清政府完成对全国的统一对宣府影响巨大。前代宣镇为抵御蒙古的要地,经常性处在边境防御的第一线,但清朝空前地将蒙古各部征服,并把蒙古高原纳入版图,一统宇内。宣镇失去了九边重镇的军事地位,战略价值大大下降。“宣镇之盛衰,与边事相终始。明代慎重边防,镇城官军不下二万余名,带甲荷戈几无宁岁。虽曰战争地,亦称繁盛区,人才之荟萃者此时,财政之富饶者亦此时也。国朝移明祚,边患日疏,镇城官军二千人耳。”[5]P15通过驻防人数的变动,乡土志清晰地将宣镇的军事盛衰展示出来。既然已无必要如明代那样耗费巨额钱粮税收来维持庞大的军事规模,裁撤人员编制成为了必然选择。康熙七年,裁撤万全都指挥使司;康熙三十二年,撤销宣镇称谓,改为宣府,设知府管理。这意味着宣府已经由边镇转型成为了一般的地方政府,其军事性逐渐淡化。与此同时,随着张家口商贸的勃兴,它的地位日渐提高。顺治三年,张家口定为五路通蒙军台之一;雍正二年,设张家口理事同知厅,专门办理与蒙古交涉事务;乾隆二十七年,于张家口建察哈尔都统署,置都统一名,掌管察哈尔之军政及察哈尔八旗游牧之事。经过百余年变迁,张家口最终取代宣府一跃成为京西北地区的政治经济中心。

宣化方志是中国方志中的精品。
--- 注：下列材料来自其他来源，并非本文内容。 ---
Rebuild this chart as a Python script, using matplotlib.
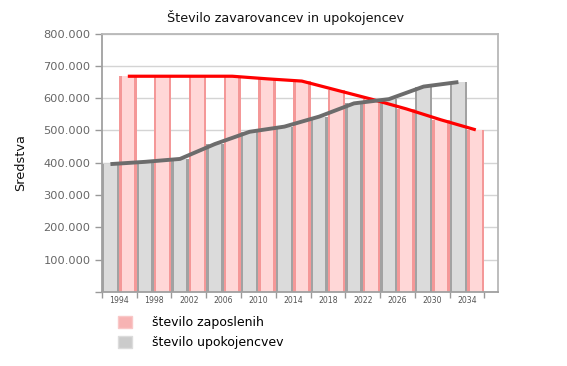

《宣府镇志》成书于明代,是迄今流传于世最早的宣化方志,它主要以“考”的形式介绍了宣镇的沿革、风土、建筑、人物等方面,是了解明代宣化地区的重要典籍。清代《宣化府志》在此基础之上又对体例和内容上进行创设,并添加了嘉靖至乾隆时期内容,使得宣化方志记叙得以延续。两部著成于不同朝代的志书记录了宣化地区时代的变迁。宣镇为明代边防重镇,军事色彩浓郁,但明清鼎革之际,地位却一再下降;而张家口却从一座普通城堡成长为商贸新城,清代最终取代宣府成为新的政治经济中心。

[1]孙世芳.宣府镇志[M].台北:成文出版社,1970.

[2]王者辅.宣化府志[M].台北:成文出版社,1968.

[3]谷应泰.明史纪事本末[M].北京:中华书局,1977.78.

[4]张曦旺.永乐帝五率六军幸宣化府考略[J].文物春秋,2004.4.

[5]陈坦.宣化乡土志[M].台北:成文出版社,1968.

[6]张廷玉等.明史[M].北京:中华书局,1974.5984.

[7]杨润平等.京师北门宣府镇[M].北京:科学出版社,2012.208.

[8]李晨晖.明清时期张家口地区商业地理研究[D].兰州:西北师范大学,2011.51.